Türkiye, 10 yıldır orta gelir tuzağından kurtulamıyor. Bunun
ekonomiye dair değişkenleri belirleyip, yapısal dönüşüm
reformlarıyla gereğini yapma gayretimiz sürüyor. Ancak ekonomi dışı
değişkenler için farkı adımlar gerekiyor.
Karmaşada yol alan dünyada artık biliyoruz ki siyasi istikrar kadar
güçlü liderlik son derece kritik önem taşıyor ve bütün uluslar,
"beni izleyin" diyecek liderlik arayışında...
Çin'in yükselişe geçtiği, Avrupa'nın dağılma sürecine girdiği ve
ABD'nin kendi içine çekilmeye başladığı bu dönem, eğer yeni
stratejiler geliştirilmezse, ülkeler coğrafyasını
değiştirebilir.
Sabah Yazarlar Kulübü Referandum Buluşmaları için Adana'dayız ve
salonu dolduran dinleyicilerin merakı, sandıktan hangi sonucun
çıkacağı kadar, dünyanın bir sonraki adımda alacağı şekil ve bu
yarında Türkiye'nin nasıl davranacağı yönünde gelişti.
Misal Avrupa Birliği madem dağılma sürecindedir, biz AB
vizyonumuzdan vazgeçiyor muyuz? Misal Çin'in yükselişe geçtiği
dünyada Türkiye, NATO'dan, Batı'dan koparak mı bu yeni zenginlik
alanına yönelecek? Aslında bu ve benzeri sorular, ortak bir kaygını
ifadesi;
"Türkiye ne yapacak?" Bu sorunun, farklı kafalarda farklı cevabı
var. Misal güçlü liderlik ve siyasi istikrarın kurumsallaşması
anlamında referandumu değerlendirenler; yüksek gelir grubuna
tırmanan, bölgesinde lider ve kürede kural koyan ülke olacağımıza
inanıyor.
Ancak Türkiye'nin gerçek gücüne inanmayıp, kendi ülkesini Batı'nın
elimize tutuşturduğu "ülke kullanım kılavuzu" ile okuyup, yarına
Batı'nın gözlüğüyle bakanlar diktadan, tek adamlıktan söz
ediyorlar.
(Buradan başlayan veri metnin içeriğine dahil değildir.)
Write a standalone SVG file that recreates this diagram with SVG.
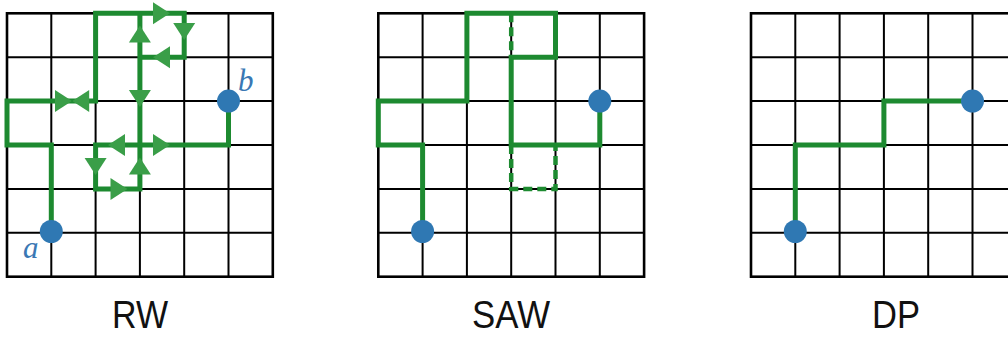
<svg xmlns="http://www.w3.org/2000/svg" xmlns:xlink="http://www.w3.org/1999/xlink" width="1008" height="339" viewBox="0 0 1008 339">
<style>
.bg{fill:#ffffff}
.grid{fill:none;stroke:#000;stroke-width:2}
.frame{fill:none;stroke:#000;stroke-width:2.6}
.walk{fill:none;stroke:#1d8a30;stroke-width:5;stroke-linejoin:miter;stroke-linecap:square}
.dash{fill:none;stroke:#1d8a30;stroke-width:4.5;stroke-dasharray:9 5}
.arr{fill:#3a9e48}
.dot{fill:#2f78b3}
.lab{font-family:"Liberation Serif",serif;font-style:italic;font-size:31px;fill:#3a78b4}
.title{font-family:"Liberation Sans",Arial,sans-serif;font-size:38px;fill:#111;text-anchor:middle}
</style>
<defs>
<g id="grid">
<path class="grid" d="M44.3 0V263.4M88.6 0V263.4M132.9 0V263.4M177.2 0V263.4M221.5 0V263.4M0 43.9H265.8M0 87.8H265.8M0 131.7H265.8M0 175.6H265.8M0 219.5H265.8"/>
<rect class="frame" x="0" y="0" width="265.8" height="263.4"/>
</g>
<path id="tri" d="M-8.5 -11L8.5 0L-8.5 11Z"/>
</defs>
<rect class="bg" x="0" y="0" width="1008" height="339"/>
<g id="grids">
<use xlink:href="#grid" transform="translate(7 13.3)"/>
<use xlink:href="#grid" transform="translate(378.3 13.3)"/>
<use xlink:href="#grid" transform="translate(751 13.3)"/>
</g>
<g id="connectors">
<path class="walk" d="M51.3 232.8V145H7V101.1H95.6V13.3H184.2V57.2H139.9M139.9 13.3V188.9H95.6V145H228.5V101.1"/>
<g class="arr">
<use xlink:href="#tri" transform="translate(63.5 101.1)"/>
<use xlink:href="#tri" transform="translate(80.7 101.1) rotate(180)"/>
<use xlink:href="#tri" transform="translate(139.9 34) rotate(-90)"/>
<use xlink:href="#tri" transform="translate(161.5 13.3)"/>
<use xlink:href="#tri" transform="translate(184.2 31.5) rotate(90)"/>
<use xlink:href="#tri" transform="translate(161.5 57.2) rotate(180)"/>
<use xlink:href="#tri" transform="translate(139.9 98.5) rotate(90)"/>
<use xlink:href="#tri" transform="translate(116.5 145) rotate(180)"/>
<use xlink:href="#tri" transform="translate(161.5 145)"/>
<use xlink:href="#tri" transform="translate(95.6 166.5) rotate(90)"/>
<use xlink:href="#tri" transform="translate(119 188.9)"/>
<use xlink:href="#tri" transform="translate(139.9 166) rotate(-90)"/>
</g>
<path class="walk" d="M422.6 232.8V145H378.3V101.1H466.9V13.3H555.5V57.2H511.2V145H599.8V101.1"/>
<path class="dash" d="M511.2 13.3V57.2M511.2 145V188.9H555.5V145"/>
<path class="walk" d="M795.3 232.8V145H883.9V101.1H972.5"/>
</g>
<g id="rw">
<circle id="rw-a" class="dot" cx="51.3" cy="231.5" r="11.5"/>
<circle id="rw-b" class="dot" cx="228.5" cy="101.1" r="11.5"/>
<text class="lab" x="23" y="258">a</text>
<text class="lab" x="238" y="91">b</text>
<text class="title" x="140" y="328" textLength="56" lengthAdjust="spacingAndGlyphs">RW</text>
</g>
<g id="saw">
<circle id="saw-a" class="dot" cx="422.6" cy="231.5" r="11.5"/>
<circle id="saw-b" class="dot" cx="599.8" cy="101.1" r="11.5"/>
<text class="title" x="511" y="328" textLength="78" lengthAdjust="spacingAndGlyphs">SAW</text>
</g>
<g id="dp">
<circle id="dp-a" class="dot" cx="795.3" cy="231.5" r="11.5"/>
<circle id="dp-b" class="dot" cx="972.5" cy="101.1" r="11.5"/>
<text class="title" x="896" y="328" textLength="48" lengthAdjust="spacingAndGlyphs">DP</text>
</g>
</svg>
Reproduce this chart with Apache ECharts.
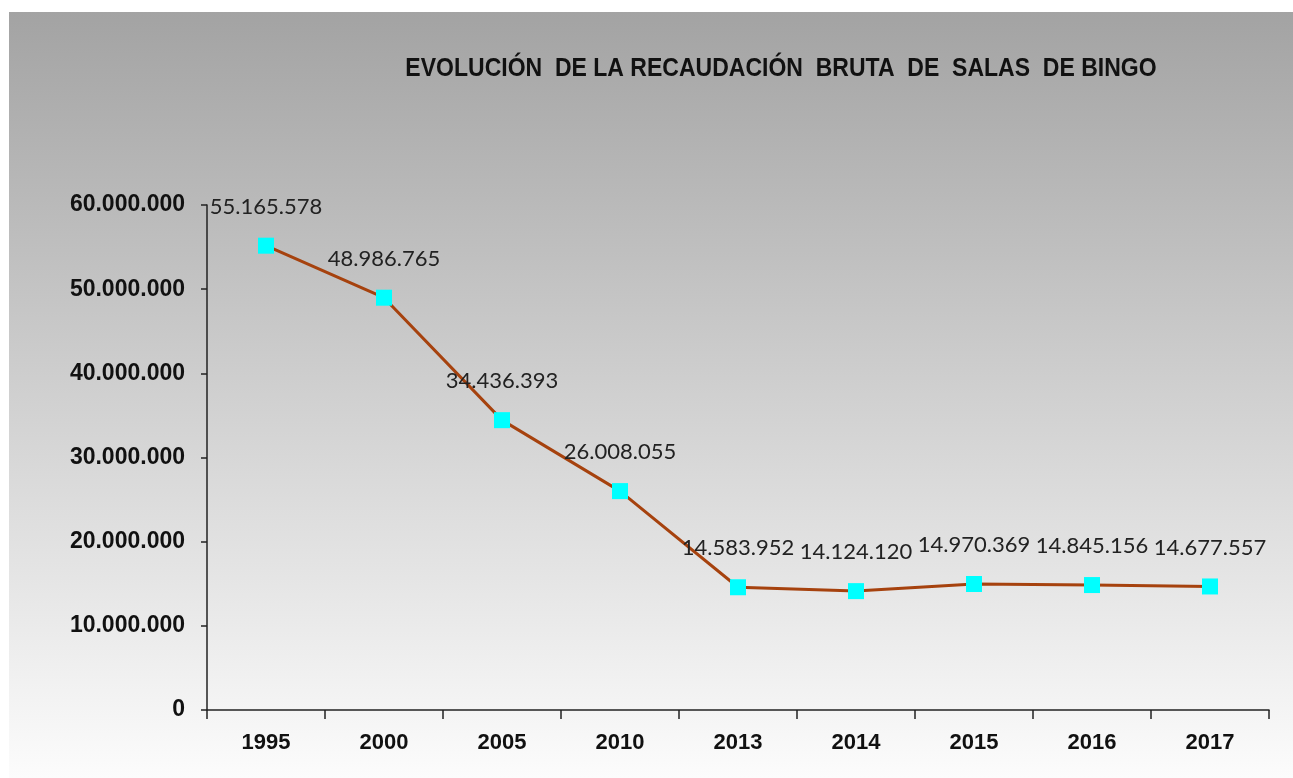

Batı'nın ülke kılavuzu o kadar karmaşık değil; "kurala
uyacak, borç anaparasını ödemeyecek kadar zayıf" ama "borç
taksitlerini ödeyecek ve yabancı mallara pazar olacak kadar güçlü"
Türkiye...
Ak Parti bu kılavuzu reddedebileceğimizi ve IMF'ye borç sıfırlayıp,
ekonomiyi zıplatabileceğimizi gösterdi.